My Story: What Might Have Been
When my brother walked into my living room, I was sprawled on the couch, and the baby was asleep on my chest.
“You look content,” he said. I smiled, knowing it was only temporary.
My niece Sarah, her boyfriend Ryan, and baby Bailey Quinn moved in with me for two months as Ryan transitioned out of the military. They are preparing for their next chapter of their young lives together; nursing school for Ryan and culinary school for Sarah. They want to create a bright future for their daughter.
My friends who are parents and grandparents kept asking if I was ready to live with a baby. I shrugged, “Is anyone really ready?” After all, I am not the parent, “only” the Great Aunt (aka Auntie Gaga). The look on their faces told me that they didn’t think I was.
I was warned about the crying during the night and the chaos and general “stuff” a tiny being generates.
Usually, my time with babies has been weekend visits with my nieces and nephews. I haven’t lived with one full-time before. It has been fun having a baby in the house and watching her grow and learn each day. She’s absolutely adorable, and smiles when I chatter away to her. A couple times, she even wanted me over her parents, and would fall asleep in my arms.
Each day at work, I would tell my co-workers how I was going home to play with a cute baby. When I had a bad day, having a cute baby at home was comforting, and the kids cooking dinner was a bonus.
As I felt her give into sleep, Bailey’s head would become heavier on my chest, and I would snuggle with her, drinking in that great baby smell and feeling her downy hair cling to my cheek. Each time, I always had a brief moment where I felt a kernel of sadness.
Having a baby in the house also reminded me of what I don’t have and what might have been. If I had fallen in love. If I had married. If I had a baby. If. If. If.
A month before the kids moved in, I turned 46 and was now closer to 50 than 40. A year earlier when I turned 45, I came to grip with the fact that having a baby wasn’t going to happen.
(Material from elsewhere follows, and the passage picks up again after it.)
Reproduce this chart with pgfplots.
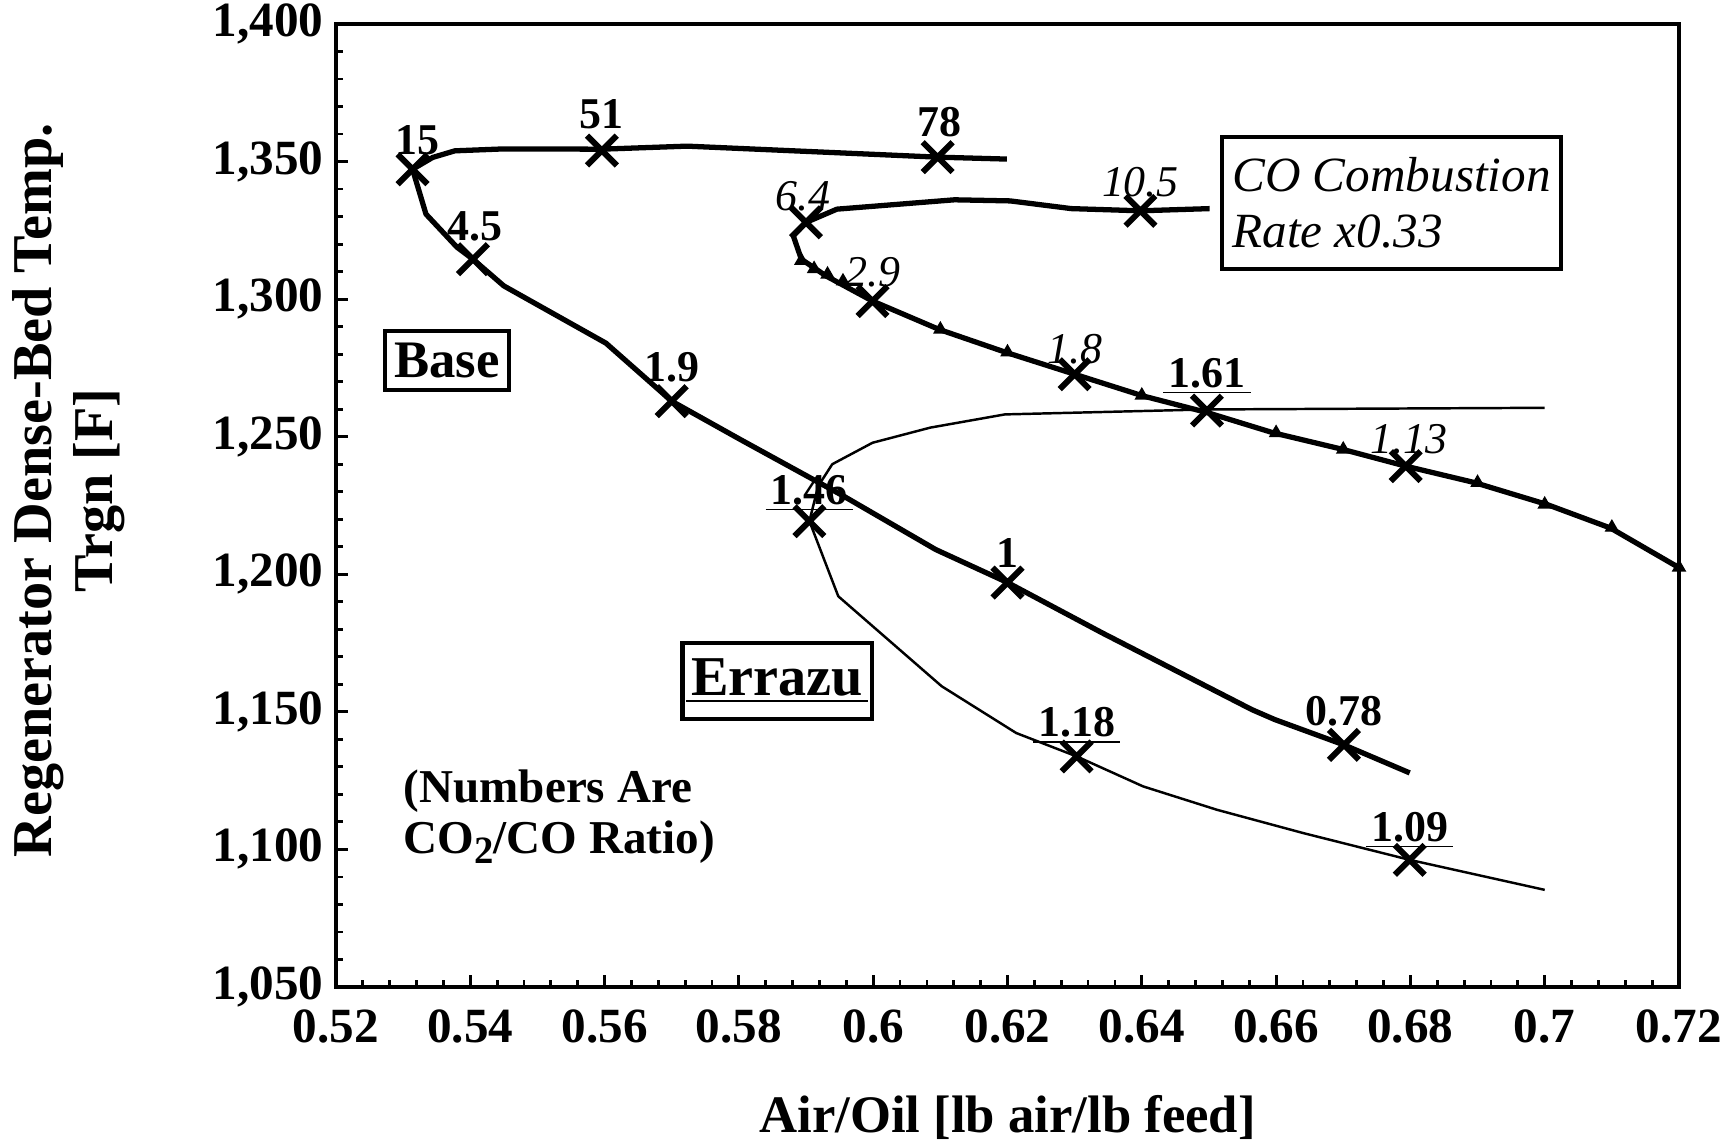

I had to work through my grief about it, which was helped along with Melanie’s book Otherhood and Huffington Post essays. It was nice to have an ally articulate what I was feeling and processing.
I decided to embrace the moments I had with darling Bailey Quinn. I fearlessly focused on her, her smile, and her curious nature, and I marveled how quickly she learned things as she discovered the world.
If I felt the sadness, I let myself feel it, since it was part of my experience. Pushing it down would have hampered the gratitude I felt for Sarah and Ryan, for sharing Bailey with me for several months.
A month before the kids were set to move out, my friends began warning me once again. “Are you ready for the baby to leave? Are you going to be okay?” I nodded assuredly and would say, “Oh, yes, I’ll be fine.” The look on their faces told me that they didn’t think I would be.
I knew I would be okay. If I wasn’t, that would be okay too.